Alibaba Founder Warns US: "When Trade Stops, War Starts"
Monday, 06 February 2017

Having recently accused the US of 'wasting $14 trillion on war instead of its people', China's second richest man, Jack Ma, continued to voice his concerns to President Trump on a recent trip to Australia, warning retreat from globalization will only result in trouble.

While meeting US President Donald Trump last month, Ma announced Alibaba would help to create a million jobs in the US, but speaking in Melbourne, where the e-commerce giant Alibaba opened its Australia and New Zealand headquarters, RT reports that Ma warned...

“Everybody is concerned about trade wars. If trade stops, war starts,”

“But worry doesn't solve the problem. The only thing you can do is get involved and actively prove that trade helps people to communicate,”

The globalized economy is more than just transactions of money and goods, according to Ma.

“We have to actively prove that trade helps people to communicate. And we should have fair trade, transparent trade, inclusive trade,” he said.

“Trade is about a trade of values. Trade of culture,” said the billionaire, stressing that he felt a personal responsibility to fly more than a hundred thousand kilometers in the past month to promote global commerce.

Jack Ma spoke with Australian Prime Minister Malcolm Turnbull on Friday about creating ‘a regional e-hub’ a trade zone allowing freer online business with less border bureaucracy to deal with... which for now appears not to include the US.

Furthermore, Ma's words came at the same time as Reuters reports that China on Monday said it had "lodged representations" with the United States over Washington's new sanctions list targeting Iran, which includes Chinese companies and individuals.

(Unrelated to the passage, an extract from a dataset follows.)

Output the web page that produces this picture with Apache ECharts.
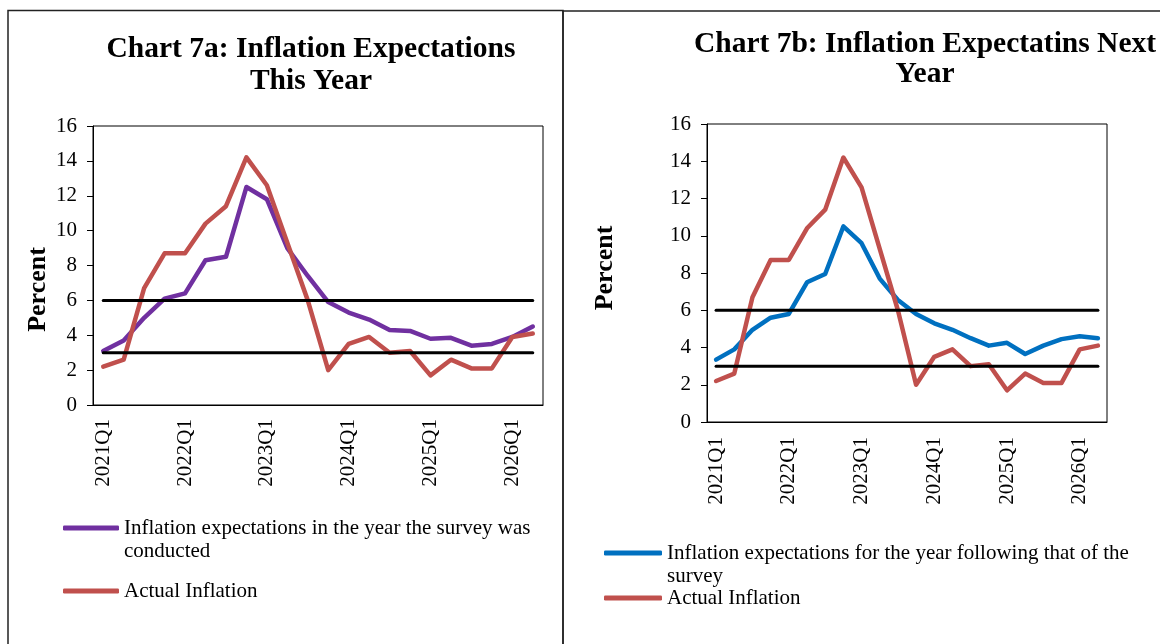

The sanctions on 25 people and entities imposed on Friday by President Donald Trump's administration, and came two days it had put Iran 'on notice' following a ballistic missile test.

Those affected by the sanctions cannot access the U.S. financial system or deal with U.S. companies, and are subject to secondary sanctions, meaning foreign companies and individuals are prohibited from dealing with them or risk being blacklisted by the United States.

The list includes two Chinese companies and three Chinese people, only one of whom the U.S. Treasury Department explicitly said was a Chinese citizen, a person called Qin Xianhua.

Chinese Foreign Ministry spokesman Lu Kang said that Beijing had lodged a protest with Washington, and that such sanctions, particularly when they harmed the interests of a third party, were "not helpful" in promoting mutual trust.

"We have consistently opposed any unilateral sanctions," Lu told a regular press briefing.

Executives of two Chinese companies included on the list said on Sunday they had only exported "normal" goods to the Middle Eastern country and didn't consider they had done anything wrong.